Eventually, he spent multiple trips documenting every existing tower under different light, weather and times of day.

The result became the art book “Lifeguard Towers: Miami,” a complete photographic archive of the project.

Kwak later said he was captivated by “the electric palette and solitary forms against the ocean.” That emotional response was precisely what Lane intended from the beginning.

Why This Matters Beyond Miami

The Miami Beach lifeguard towers are not merely quirky tourist attractions.

They are a lesson in public space.

In most cities, public infrastructure is designed according to the principle of minimum adequacy: it should function efficiently and stay visually invisible. Beauty is treated as an unnecessary luxury.

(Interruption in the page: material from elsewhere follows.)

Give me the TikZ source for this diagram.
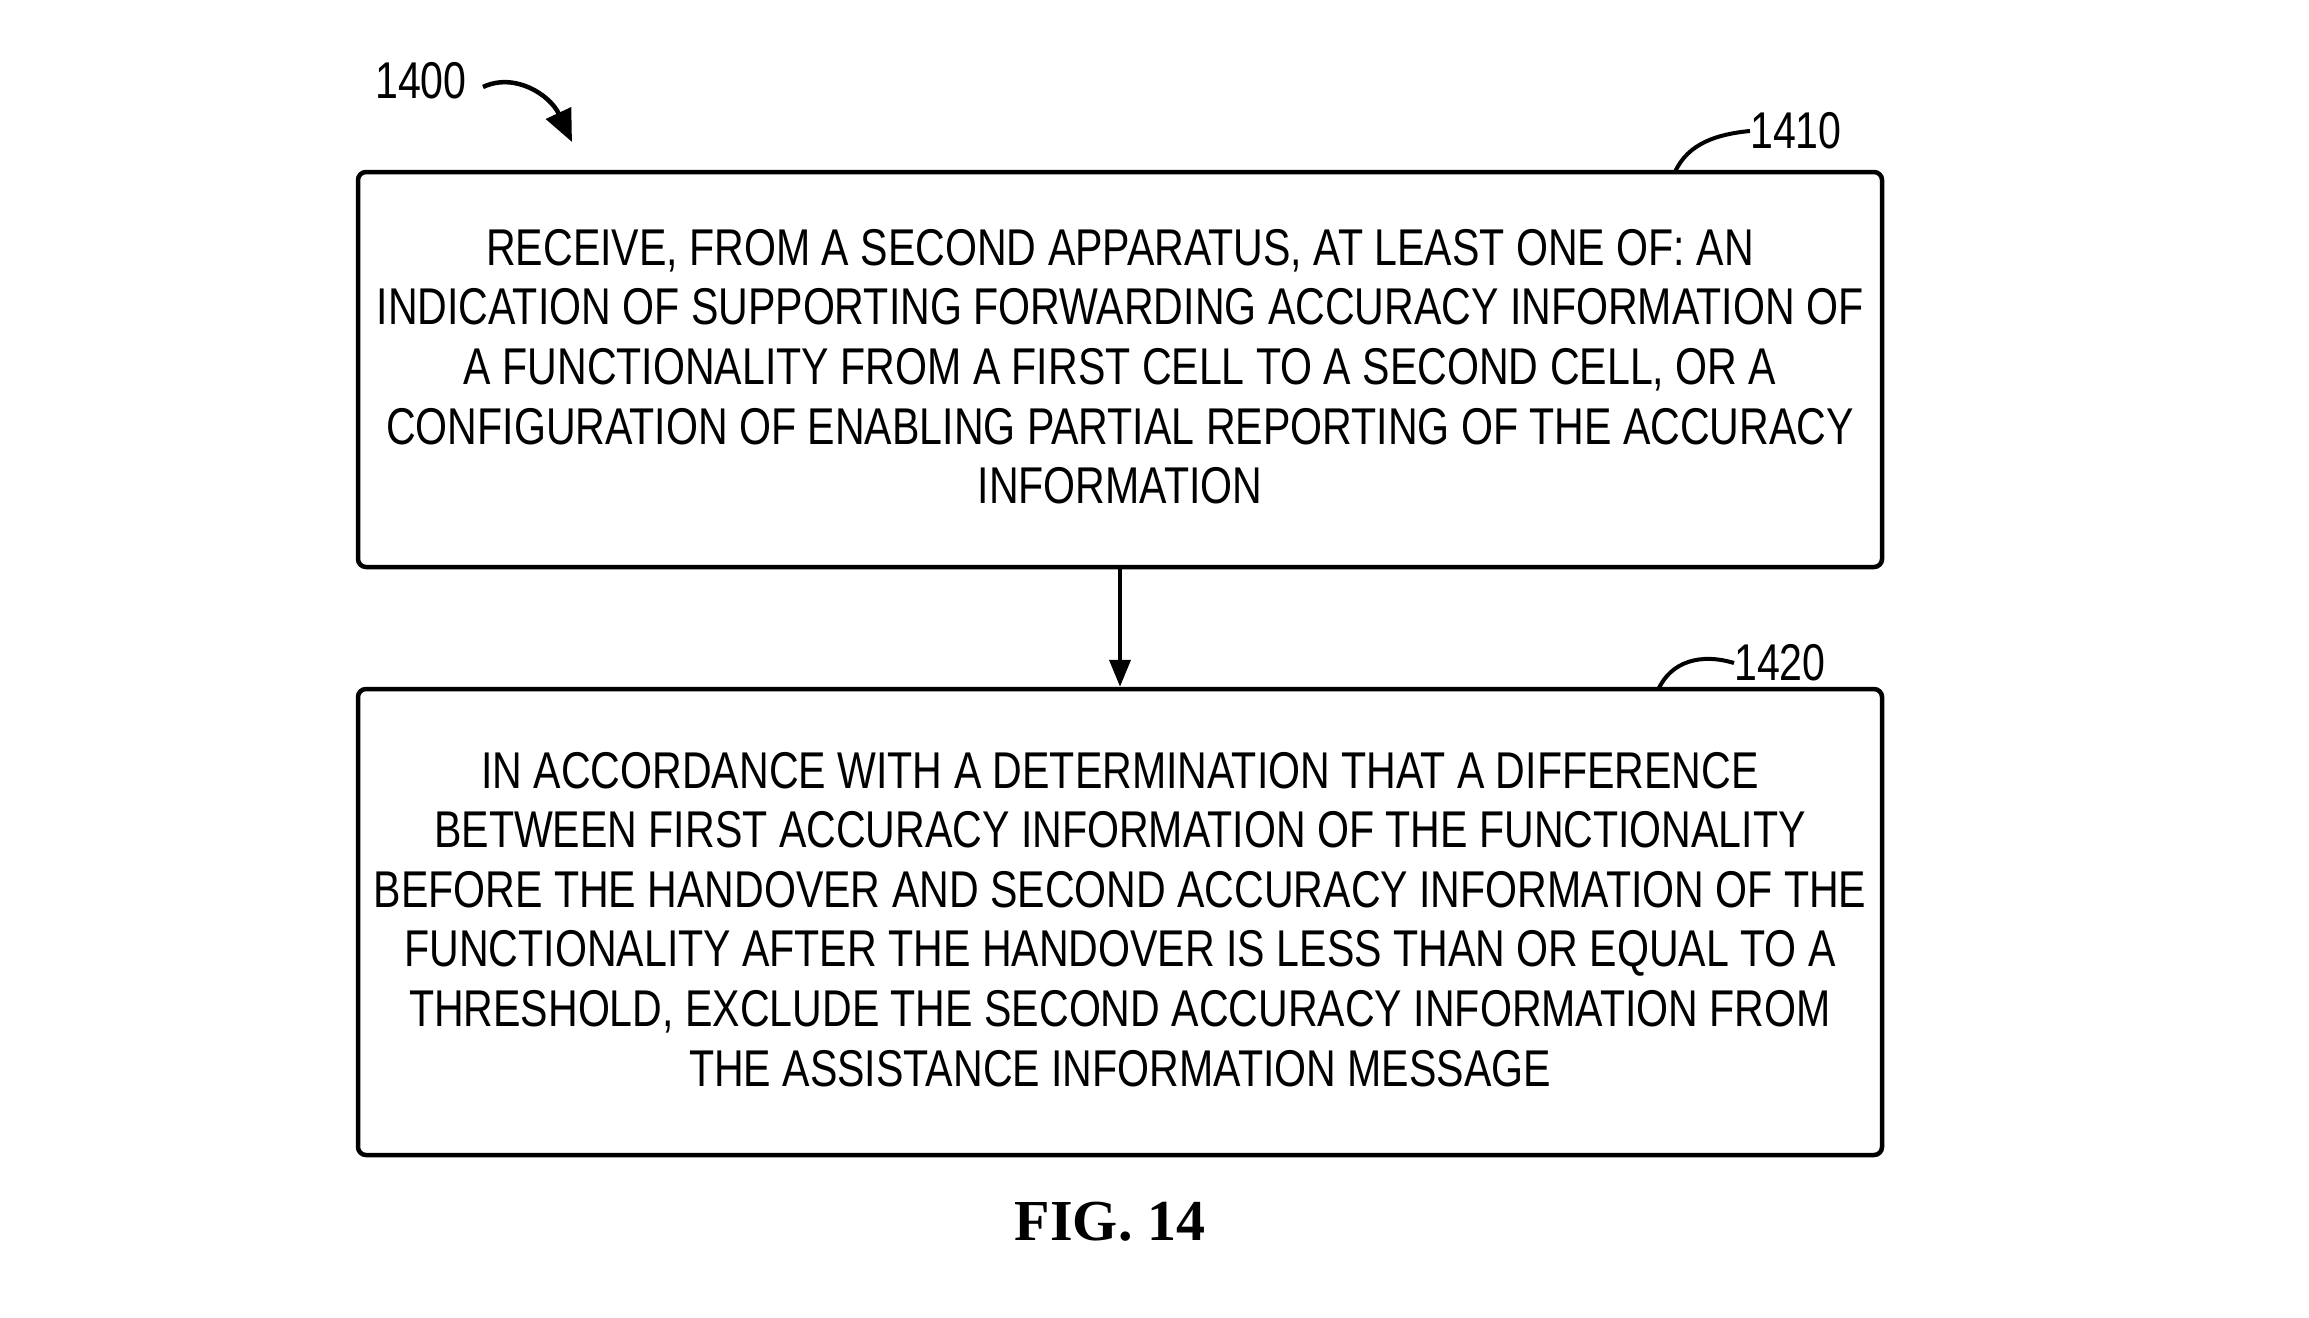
\documentclass[tikz,border=0pt]{standalone}
\usepackage{fontspec}
\setmainfont{Liberation Sans}[FakeStretch=0.795]
\newfontfamily\figfont{Liberation Serif}
\usetikzlibrary{arrows.meta}
\begin{document}
\begin{tikzpicture}[x=1pt,y=-1pt,
  box/.style={draw, line width=4.5pt, rounded corners=8pt, align=center, inner sep=0pt,
    minimum width=1524pt, font=\fontsize{51.7}{59.6}\selectfont},
  lbl/.style={inner sep=0pt, font=\fontsize{51.7}{59.6}\selectfont},
  lead/.style={line width=4pt},
  arr/.style={line width=4pt, -{Triangle[length=27pt,width=21pt]}}]
\useasboundingbox (0,0) rectangle (2309,1317);
\node[box, minimum height=395pt] (b1) at (1120,369.5) {RECEIVE, FROM A SECOND APPARATUS, AT LEAST ONE OF: AN\\
INDICATION OF SUPPORTING FORWARDING ACCURACY INFORMATION OF\\
A FUNCTIONALITY FROM A FIRST CELL TO A SECOND CELL, OR A\\
CONFIGURATION OF ENABLING PARTIAL REPORTING OF THE ACCURACY\\
INFORMATION\rule[-6pt]{0pt}{1pt}};
\node[box, minimum height=466pt] (b2) at (1120,922) {IN ACCORDANCE WITH A DETERMINATION THAT A DIFFERENCE\\
BETWEEN FIRST ACCURACY INFORMATION OF THE FUNCTIONALITY\\
BEFORE THE HANDOVER AND SECOND ACCURACY INFORMATION OF THE\\
FUNCTIONALITY AFTER THE HANDOVER IS LESS THAN OR EQUAL TO A\\
THRESHOLD, EXCLUDE THE SECOND ACCURACY INFORMATION FROM\\
THE ASSISTANCE INFORMATION MESSAGE\rule[-6pt]{0pt}{1pt}};
\draw[arr] (b1.south) -- (b2.north);
\node[lbl, anchor=west] (l1400) at (375,81) {1400};
\node[lbl, anchor=west] (l1410) at (1750,131) {1410};
\node[lbl, anchor=west] (l1420) at (1734,663) {1420};
\coordinate (c1410) at (1675,172);
\coordinate (c1420) at (1658,690);
\coordinate (a1400) at (483,87);
\coordinate (t1400) at (572,142);
\draw[lead] (c1410) .. controls (1688,143) and (1718,134) .. (l1410.west);
\draw[lead] (c1420) .. controls (1671,661) and (1701,653) .. (l1420.west);
\draw[line width=4.5pt, -{Triangle[length=32pt,width=27pt]}] (a1400) .. controls (515,72) and (550,95) .. (t1400);
\node[inner sep=0pt, font=\figfont\bfseries\fontsize{58}{60}\selectfont] (fig) at (1110,1222) {FIG. 14};
\end{tikzpicture}
\end{document}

After Hurricane Andrew, Miami Beach could have rebuilt cheaply and anonymously.

Instead, the city treated even its smallest public structures as part of its cultural identity. That decision changed how the shoreline feels.

Today, these towers are photographed as often as many of the citys famous hotels and landmarks.

They demonstrate something urban planners often forget: atmosphere is not created only by megaprojects. Sometimes it is shaped by the smallest structures people encounter every day.

What to See

The towers are spread across the entire Miami Beach shoreline, from South Pointe Park to the island’s northern stretches.

The best time to experience them is early morning, when the beach is nearly empty and the angled sunlight amplifies both geometry and color.

Two towers are especially worth seeking out: the structure at 10th Street, known for its dramatic angular canopy, and the iconic pink tower at 17th Street that inspired Tommy Kwak’s photographic project. The rest stand along the Atlantic like individual architectural statements.

Most people end up stopping beside them. Even if only for a moment.